EXERCISE REQUIREMENTS | Your answer must consist solely of the number of lines that contain the word "this".

Figure scripts
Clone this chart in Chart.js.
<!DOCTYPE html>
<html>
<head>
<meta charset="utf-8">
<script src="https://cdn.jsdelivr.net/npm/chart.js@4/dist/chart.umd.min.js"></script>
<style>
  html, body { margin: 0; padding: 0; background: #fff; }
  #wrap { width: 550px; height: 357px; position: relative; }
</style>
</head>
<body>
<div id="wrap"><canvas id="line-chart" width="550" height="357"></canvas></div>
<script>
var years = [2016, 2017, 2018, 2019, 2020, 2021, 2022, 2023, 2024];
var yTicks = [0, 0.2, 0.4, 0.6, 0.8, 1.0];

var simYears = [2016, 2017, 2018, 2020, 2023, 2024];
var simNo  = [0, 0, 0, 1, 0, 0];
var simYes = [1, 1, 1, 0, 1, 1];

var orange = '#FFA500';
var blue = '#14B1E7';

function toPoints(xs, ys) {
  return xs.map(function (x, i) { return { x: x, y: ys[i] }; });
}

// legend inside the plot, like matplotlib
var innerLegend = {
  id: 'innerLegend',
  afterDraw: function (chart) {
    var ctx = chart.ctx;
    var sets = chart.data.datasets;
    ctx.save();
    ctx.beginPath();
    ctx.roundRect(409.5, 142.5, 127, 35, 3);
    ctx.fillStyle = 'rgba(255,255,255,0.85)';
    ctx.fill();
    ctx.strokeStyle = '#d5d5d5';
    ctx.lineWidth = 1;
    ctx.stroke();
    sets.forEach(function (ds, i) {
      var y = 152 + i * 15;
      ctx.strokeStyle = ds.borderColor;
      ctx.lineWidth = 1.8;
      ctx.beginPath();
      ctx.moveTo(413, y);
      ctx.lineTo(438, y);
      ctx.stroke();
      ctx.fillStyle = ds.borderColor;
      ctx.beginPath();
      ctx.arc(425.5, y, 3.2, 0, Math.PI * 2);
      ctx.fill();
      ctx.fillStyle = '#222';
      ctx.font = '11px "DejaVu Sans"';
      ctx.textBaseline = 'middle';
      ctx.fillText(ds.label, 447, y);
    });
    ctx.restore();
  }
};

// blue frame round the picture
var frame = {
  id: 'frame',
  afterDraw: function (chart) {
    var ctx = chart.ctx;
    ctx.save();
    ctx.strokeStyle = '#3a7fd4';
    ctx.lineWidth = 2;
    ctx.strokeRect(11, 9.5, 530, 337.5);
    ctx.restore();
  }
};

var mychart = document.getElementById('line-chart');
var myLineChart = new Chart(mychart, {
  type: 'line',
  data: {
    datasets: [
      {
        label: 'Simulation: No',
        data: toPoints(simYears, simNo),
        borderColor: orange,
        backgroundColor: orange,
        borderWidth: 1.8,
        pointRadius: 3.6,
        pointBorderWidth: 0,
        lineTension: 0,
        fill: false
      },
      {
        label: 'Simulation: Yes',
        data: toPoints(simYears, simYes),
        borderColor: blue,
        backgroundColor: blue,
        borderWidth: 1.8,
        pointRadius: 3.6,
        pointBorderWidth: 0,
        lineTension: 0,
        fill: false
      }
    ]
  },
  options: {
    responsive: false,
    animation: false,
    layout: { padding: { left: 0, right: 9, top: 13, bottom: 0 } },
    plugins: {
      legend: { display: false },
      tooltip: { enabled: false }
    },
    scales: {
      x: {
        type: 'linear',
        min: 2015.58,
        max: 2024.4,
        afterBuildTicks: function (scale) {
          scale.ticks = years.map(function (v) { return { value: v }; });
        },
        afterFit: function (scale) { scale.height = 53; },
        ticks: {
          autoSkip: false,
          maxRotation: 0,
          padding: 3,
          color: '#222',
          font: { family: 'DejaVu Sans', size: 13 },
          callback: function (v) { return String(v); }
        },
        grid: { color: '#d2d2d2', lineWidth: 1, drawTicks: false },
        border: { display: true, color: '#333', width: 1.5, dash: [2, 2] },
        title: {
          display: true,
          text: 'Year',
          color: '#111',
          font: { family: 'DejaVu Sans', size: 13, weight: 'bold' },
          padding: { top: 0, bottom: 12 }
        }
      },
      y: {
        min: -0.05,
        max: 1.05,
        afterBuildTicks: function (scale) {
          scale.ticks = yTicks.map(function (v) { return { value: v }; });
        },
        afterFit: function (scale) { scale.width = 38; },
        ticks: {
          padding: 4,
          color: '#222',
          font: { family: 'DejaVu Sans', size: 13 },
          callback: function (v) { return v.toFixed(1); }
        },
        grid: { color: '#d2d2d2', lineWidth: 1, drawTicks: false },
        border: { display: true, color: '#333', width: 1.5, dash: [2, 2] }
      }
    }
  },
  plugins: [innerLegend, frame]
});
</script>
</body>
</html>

--

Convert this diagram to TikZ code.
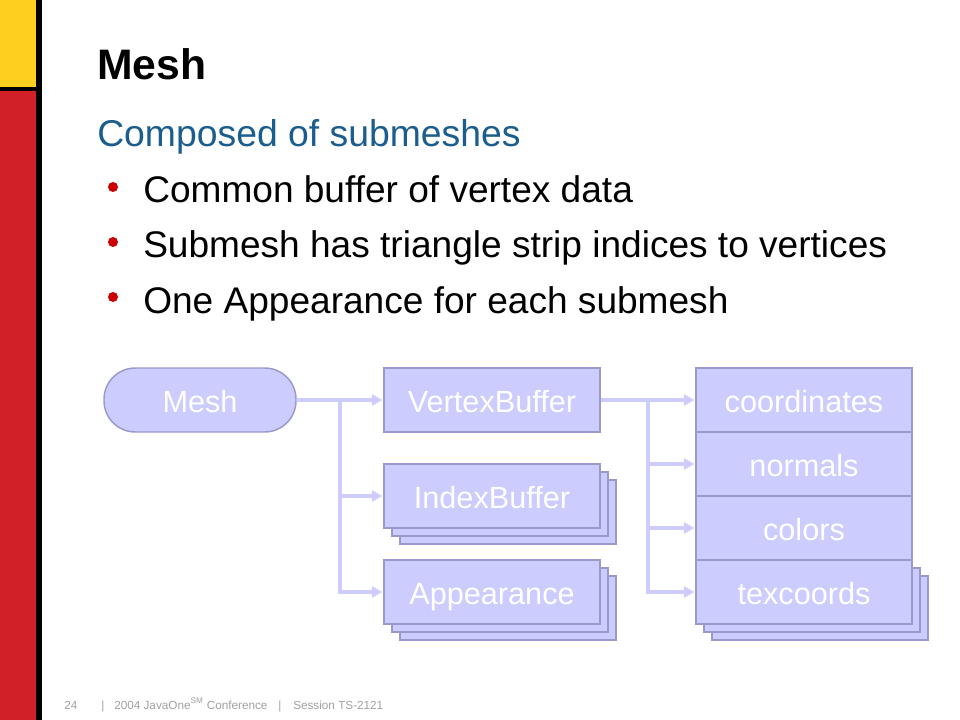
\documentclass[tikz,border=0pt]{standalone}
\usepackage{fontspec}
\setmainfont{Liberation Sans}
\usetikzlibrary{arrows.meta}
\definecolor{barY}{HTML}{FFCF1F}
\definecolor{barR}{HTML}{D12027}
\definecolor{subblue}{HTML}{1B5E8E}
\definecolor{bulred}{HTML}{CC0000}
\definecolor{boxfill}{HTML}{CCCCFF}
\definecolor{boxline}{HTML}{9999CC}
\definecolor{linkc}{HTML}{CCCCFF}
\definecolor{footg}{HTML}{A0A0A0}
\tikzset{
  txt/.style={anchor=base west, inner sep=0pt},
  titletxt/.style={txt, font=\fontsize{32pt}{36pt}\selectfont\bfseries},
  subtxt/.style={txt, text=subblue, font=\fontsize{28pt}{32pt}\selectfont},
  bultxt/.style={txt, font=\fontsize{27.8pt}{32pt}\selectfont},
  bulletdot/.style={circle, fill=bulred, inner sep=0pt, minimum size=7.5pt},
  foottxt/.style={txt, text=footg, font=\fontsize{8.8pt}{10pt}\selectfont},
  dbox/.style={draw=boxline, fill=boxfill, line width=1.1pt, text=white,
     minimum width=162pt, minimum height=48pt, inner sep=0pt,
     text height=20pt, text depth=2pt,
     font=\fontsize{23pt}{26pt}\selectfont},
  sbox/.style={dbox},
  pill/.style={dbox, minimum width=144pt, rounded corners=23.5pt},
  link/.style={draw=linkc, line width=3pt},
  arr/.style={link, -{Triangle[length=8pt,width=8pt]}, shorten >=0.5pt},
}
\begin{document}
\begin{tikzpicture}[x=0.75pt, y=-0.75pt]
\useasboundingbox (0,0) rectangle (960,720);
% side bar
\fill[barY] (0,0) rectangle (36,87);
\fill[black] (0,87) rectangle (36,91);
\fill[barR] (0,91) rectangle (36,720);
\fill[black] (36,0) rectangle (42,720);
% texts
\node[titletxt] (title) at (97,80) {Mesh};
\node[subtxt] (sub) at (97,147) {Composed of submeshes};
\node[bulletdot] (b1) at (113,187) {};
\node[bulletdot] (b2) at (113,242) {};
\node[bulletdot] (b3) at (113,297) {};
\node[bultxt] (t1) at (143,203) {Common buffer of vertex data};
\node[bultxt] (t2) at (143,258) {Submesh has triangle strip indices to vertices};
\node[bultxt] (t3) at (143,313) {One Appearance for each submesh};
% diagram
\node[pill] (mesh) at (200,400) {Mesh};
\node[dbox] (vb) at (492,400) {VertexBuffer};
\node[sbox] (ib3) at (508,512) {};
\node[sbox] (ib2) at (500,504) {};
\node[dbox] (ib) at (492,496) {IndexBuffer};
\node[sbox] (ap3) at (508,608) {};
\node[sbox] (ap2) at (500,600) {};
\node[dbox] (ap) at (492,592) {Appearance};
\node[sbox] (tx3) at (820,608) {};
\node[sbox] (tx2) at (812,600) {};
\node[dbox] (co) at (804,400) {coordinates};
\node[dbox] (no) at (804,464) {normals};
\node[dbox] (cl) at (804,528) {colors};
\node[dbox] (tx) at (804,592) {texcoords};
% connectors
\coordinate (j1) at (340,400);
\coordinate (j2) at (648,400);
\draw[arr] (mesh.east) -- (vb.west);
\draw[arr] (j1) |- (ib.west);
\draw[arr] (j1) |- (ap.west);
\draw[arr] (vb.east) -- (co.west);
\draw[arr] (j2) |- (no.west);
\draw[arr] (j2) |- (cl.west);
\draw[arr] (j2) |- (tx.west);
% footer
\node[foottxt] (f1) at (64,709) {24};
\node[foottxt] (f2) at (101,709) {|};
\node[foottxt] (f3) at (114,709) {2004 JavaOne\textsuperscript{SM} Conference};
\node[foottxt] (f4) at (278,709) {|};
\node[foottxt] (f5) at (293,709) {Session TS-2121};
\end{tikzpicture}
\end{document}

TASK SOLUTION | 2